◆ WHAT TO DO:
Restate all the material verbatim, except for the pictures.

◆ COLLECTED MATERIAL:
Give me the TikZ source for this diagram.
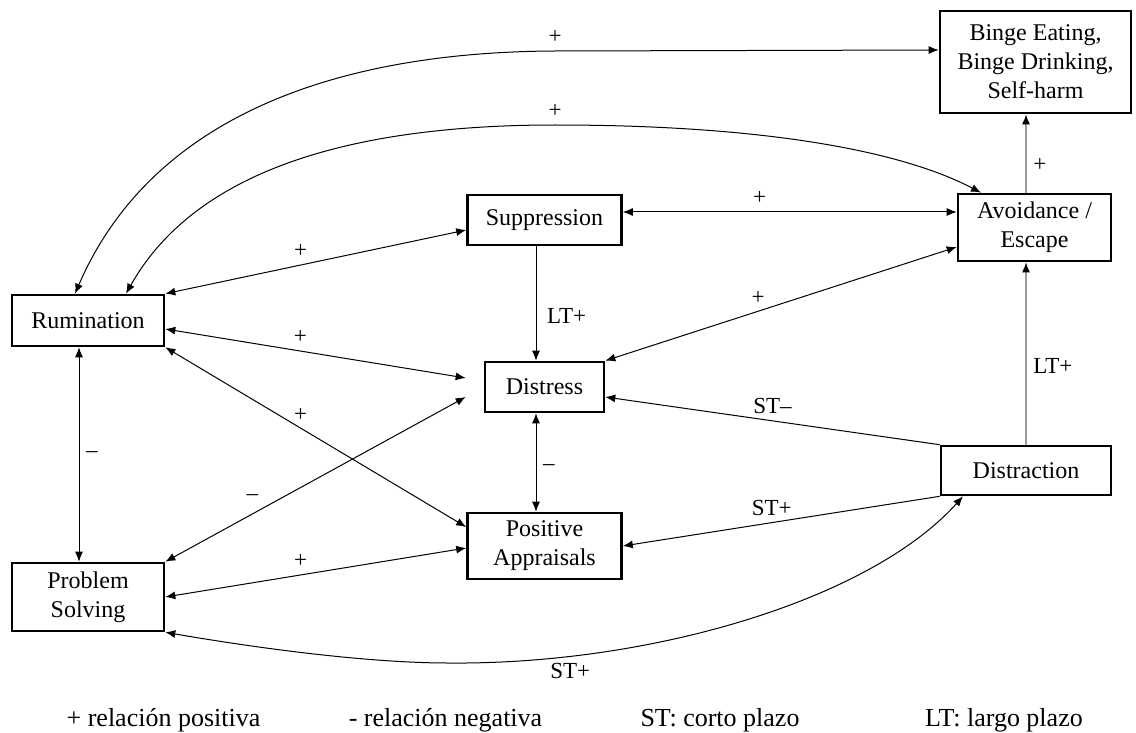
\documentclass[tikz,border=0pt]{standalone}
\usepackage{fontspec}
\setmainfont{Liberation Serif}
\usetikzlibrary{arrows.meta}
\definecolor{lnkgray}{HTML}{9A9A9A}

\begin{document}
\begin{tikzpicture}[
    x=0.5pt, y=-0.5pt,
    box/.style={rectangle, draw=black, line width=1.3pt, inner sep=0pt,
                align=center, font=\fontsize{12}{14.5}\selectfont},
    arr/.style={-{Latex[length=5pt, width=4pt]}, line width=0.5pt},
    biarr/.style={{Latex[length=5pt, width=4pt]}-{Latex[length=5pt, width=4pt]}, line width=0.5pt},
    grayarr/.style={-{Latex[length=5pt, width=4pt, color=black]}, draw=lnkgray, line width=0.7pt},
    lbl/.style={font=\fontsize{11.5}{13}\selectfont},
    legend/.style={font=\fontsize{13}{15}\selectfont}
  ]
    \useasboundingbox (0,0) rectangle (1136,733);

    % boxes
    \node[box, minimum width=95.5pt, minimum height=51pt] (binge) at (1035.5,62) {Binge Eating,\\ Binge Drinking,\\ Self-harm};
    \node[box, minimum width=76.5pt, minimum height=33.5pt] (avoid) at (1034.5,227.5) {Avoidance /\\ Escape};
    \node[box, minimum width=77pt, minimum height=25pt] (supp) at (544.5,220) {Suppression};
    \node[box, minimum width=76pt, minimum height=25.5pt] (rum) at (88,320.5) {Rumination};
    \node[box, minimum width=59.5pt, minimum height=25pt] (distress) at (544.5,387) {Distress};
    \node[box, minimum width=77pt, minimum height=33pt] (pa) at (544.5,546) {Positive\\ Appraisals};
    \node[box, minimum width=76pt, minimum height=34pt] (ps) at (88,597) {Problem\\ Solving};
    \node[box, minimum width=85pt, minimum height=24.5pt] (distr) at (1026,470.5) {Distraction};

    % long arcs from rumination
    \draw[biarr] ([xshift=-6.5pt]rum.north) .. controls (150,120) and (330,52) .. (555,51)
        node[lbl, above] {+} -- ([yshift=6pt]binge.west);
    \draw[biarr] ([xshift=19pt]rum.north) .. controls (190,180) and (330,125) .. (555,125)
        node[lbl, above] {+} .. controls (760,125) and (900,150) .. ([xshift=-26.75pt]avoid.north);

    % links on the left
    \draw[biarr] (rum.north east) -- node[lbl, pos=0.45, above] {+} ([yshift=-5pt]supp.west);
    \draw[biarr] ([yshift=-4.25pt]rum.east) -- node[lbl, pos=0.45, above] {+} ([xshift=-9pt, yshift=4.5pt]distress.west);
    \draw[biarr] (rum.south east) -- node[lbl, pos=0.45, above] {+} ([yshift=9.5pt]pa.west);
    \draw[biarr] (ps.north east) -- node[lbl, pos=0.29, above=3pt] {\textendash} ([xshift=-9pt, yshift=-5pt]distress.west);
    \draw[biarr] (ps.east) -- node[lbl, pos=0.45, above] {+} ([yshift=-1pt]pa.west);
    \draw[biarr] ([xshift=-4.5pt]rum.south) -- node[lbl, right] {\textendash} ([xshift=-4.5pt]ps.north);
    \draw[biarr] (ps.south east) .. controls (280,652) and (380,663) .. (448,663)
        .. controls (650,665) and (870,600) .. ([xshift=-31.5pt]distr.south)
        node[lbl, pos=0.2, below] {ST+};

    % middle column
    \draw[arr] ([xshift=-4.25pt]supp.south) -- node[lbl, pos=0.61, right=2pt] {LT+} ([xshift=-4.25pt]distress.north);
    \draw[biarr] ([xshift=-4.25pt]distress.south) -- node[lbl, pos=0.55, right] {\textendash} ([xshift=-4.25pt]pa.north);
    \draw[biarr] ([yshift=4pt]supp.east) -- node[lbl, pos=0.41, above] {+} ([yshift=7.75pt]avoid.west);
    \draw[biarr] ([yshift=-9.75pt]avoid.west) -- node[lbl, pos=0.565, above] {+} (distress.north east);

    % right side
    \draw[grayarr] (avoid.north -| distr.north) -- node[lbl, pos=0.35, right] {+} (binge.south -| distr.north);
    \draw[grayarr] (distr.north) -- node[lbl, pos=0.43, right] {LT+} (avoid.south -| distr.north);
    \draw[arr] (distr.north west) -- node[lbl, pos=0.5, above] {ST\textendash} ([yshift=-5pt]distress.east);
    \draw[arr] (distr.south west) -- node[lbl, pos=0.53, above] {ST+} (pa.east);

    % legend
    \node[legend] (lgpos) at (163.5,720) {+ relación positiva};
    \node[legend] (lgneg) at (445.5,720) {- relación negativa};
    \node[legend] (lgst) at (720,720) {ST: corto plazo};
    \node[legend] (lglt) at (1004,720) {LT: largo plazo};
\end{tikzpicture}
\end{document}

◆ EXERCISE RESPONSE:
Give me the TikZ source for this diagram.
\documentclass[tikz,border=0pt]{standalone}
\usepackage{fontspec}
\setmainfont{Liberation Serif}
\usetikzlibrary{arrows.meta}
\definecolor{lnkgray}{HTML}{9A9A9A}

\begin{document}
\begin{tikzpicture}[
    x=0.5pt, y=-0.5pt,
    box/.style={rectangle, draw=black, line width=1.3pt, inner sep=0pt,
                align=center, font=\fontsize{12}{14.5}\selectfont},
    arr/.style={-{Latex[length=5pt, width=4pt]}, line width=0.5pt},
    biarr/.style={{Latex[length=5pt, width=4pt]}-{Latex[length=5pt, width=4pt]}, line width=0.5pt},
    grayarr/.style={-{Latex[length=5pt, width=4pt, color=black]}, draw=lnkgray, line width=0.7pt},
    lbl/.style={font=\fontsize{11.5}{13}\selectfont},
    legend/.style={font=\fontsize{13}{15}\selectfont}
  ]
    \useasboundingbox (0,0) rectangle (1136,733);

    % boxes
    \node[box, minimum width=95.5pt, minimum height=51pt] (binge) at (1035.5,62) {Binge Eating,\\ Binge Drinking,\\ Self-harm};
    \node[box, minimum width=76.5pt, minimum height=33.5pt] (avoid) at (1034.5,227.5) {Avoidance /\\ Escape};
    \node[box, minimum width=77pt, minimum height=25pt] (supp) at (544.5,220) {Suppression};
    \node[box, minimum width=76pt, minimum height=25.5pt] (rum) at (88,320.5) {Rumination};
    \node[box, minimum width=59.5pt, minimum height=25pt] (distress) at (544.5,387) {Distress};
    \node[box, minimum width=77pt, minimum height=33pt] (pa) at (544.5,546) {Positive\\ Appraisals};
    \node[box, minimum width=76pt, minimum height=34pt] (ps) at (88,597) {Problem\\ Solving};
    \node[box, minimum width=85pt, minimum height=24.5pt] (distr) at (1026,470.5) {Distraction};

    % long arcs from rumination
    \draw[biarr] ([xshift=-6.5pt]rum.north) .. controls (150,120) and (330,52) .. (555,51)
        node[lbl, above] {+} -- ([yshift=6pt]binge.west);
    \draw[biarr] ([xshift=19pt]rum.north) .. controls (190,180) and (330,125) .. (555,125)
        node[lbl, above] {+} .. controls (760,125) and (900,150) .. ([xshift=-26.75pt]avoid.north);

    % links on the left
    \draw[biarr] (rum.north east) -- node[lbl, pos=0.45, above] {+} ([yshift=-5pt]supp.west);
    \draw[biarr] ([yshift=-4.25pt]rum.east) -- node[lbl, pos=0.45, above] {+} ([xshift=-9pt, yshift=4.5pt]distress.west);
    \draw[biarr] (rum.south east) -- node[lbl, pos=0.45, above] {+} ([yshift=9.5pt]pa.west);
    \draw[biarr] (ps.north east) -- node[lbl, pos=0.29, above=3pt] {\textendash} ([xshift=-9pt, yshift=-5pt]distress.west);
    \draw[biarr] (ps.east) -- node[lbl, pos=0.45, above] {+} ([yshift=-1pt]pa.west);
    \draw[biarr] ([xshift=-4.5pt]rum.south) -- node[lbl, right] {\textendash} ([xshift=-4.5pt]ps.north);
    \draw[biarr] (ps.south east) .. controls (280,652) and (380,663) .. (448,663)
        .. controls (650,665) and (870,600) .. ([xshift=-31.5pt]distr.south)
        node[lbl, pos=0.2, below] {ST+};

    % middle column
    \draw[arr] ([xshift=-4.25pt]supp.south) -- node[lbl, pos=0.61, right=2pt] {LT+} ([xshift=-4.25pt]distress.north);
    \draw[biarr] ([xshift=-4.25pt]distress.south) -- node[lbl, pos=0.55, right] {\textendash} ([xshift=-4.25pt]pa.north);
    \draw[biarr] ([yshift=4pt]supp.east) -- node[lbl, pos=0.41, above] {+} ([yshift=7.75pt]avoid.west);
    \draw[biarr] ([yshift=-9.75pt]avoid.west) -- node[lbl, pos=0.565, above] {+} (distress.north east);

    % right side
    \draw[grayarr] (avoid.north -| distr.north) -- node[lbl, pos=0.35, right] {+} (binge.south -| distr.north);
    \draw[grayarr] (distr.north) -- node[lbl, pos=0.43, right] {LT+} (avoid.south -| distr.north);
    \draw[arr] (distr.north west) -- node[lbl, pos=0.5, above] {ST\textendash} ([yshift=-5pt]distress.east);
    \draw[arr] (distr.south west) -- node[lbl, pos=0.53, above] {ST+} (pa.east);

    % legend
    \node[legend] (lgpos) at (163.5,720) {+ relación positiva};
    \node[legend] (lgneg) at (445.5,720) {- relación negativa};
    \node[legend] (lgst) at (720,720) {ST: corto plazo};
    \node[legend] (lglt) at (1004,720) {LT: largo plazo};
\end{tikzpicture}
\end{document}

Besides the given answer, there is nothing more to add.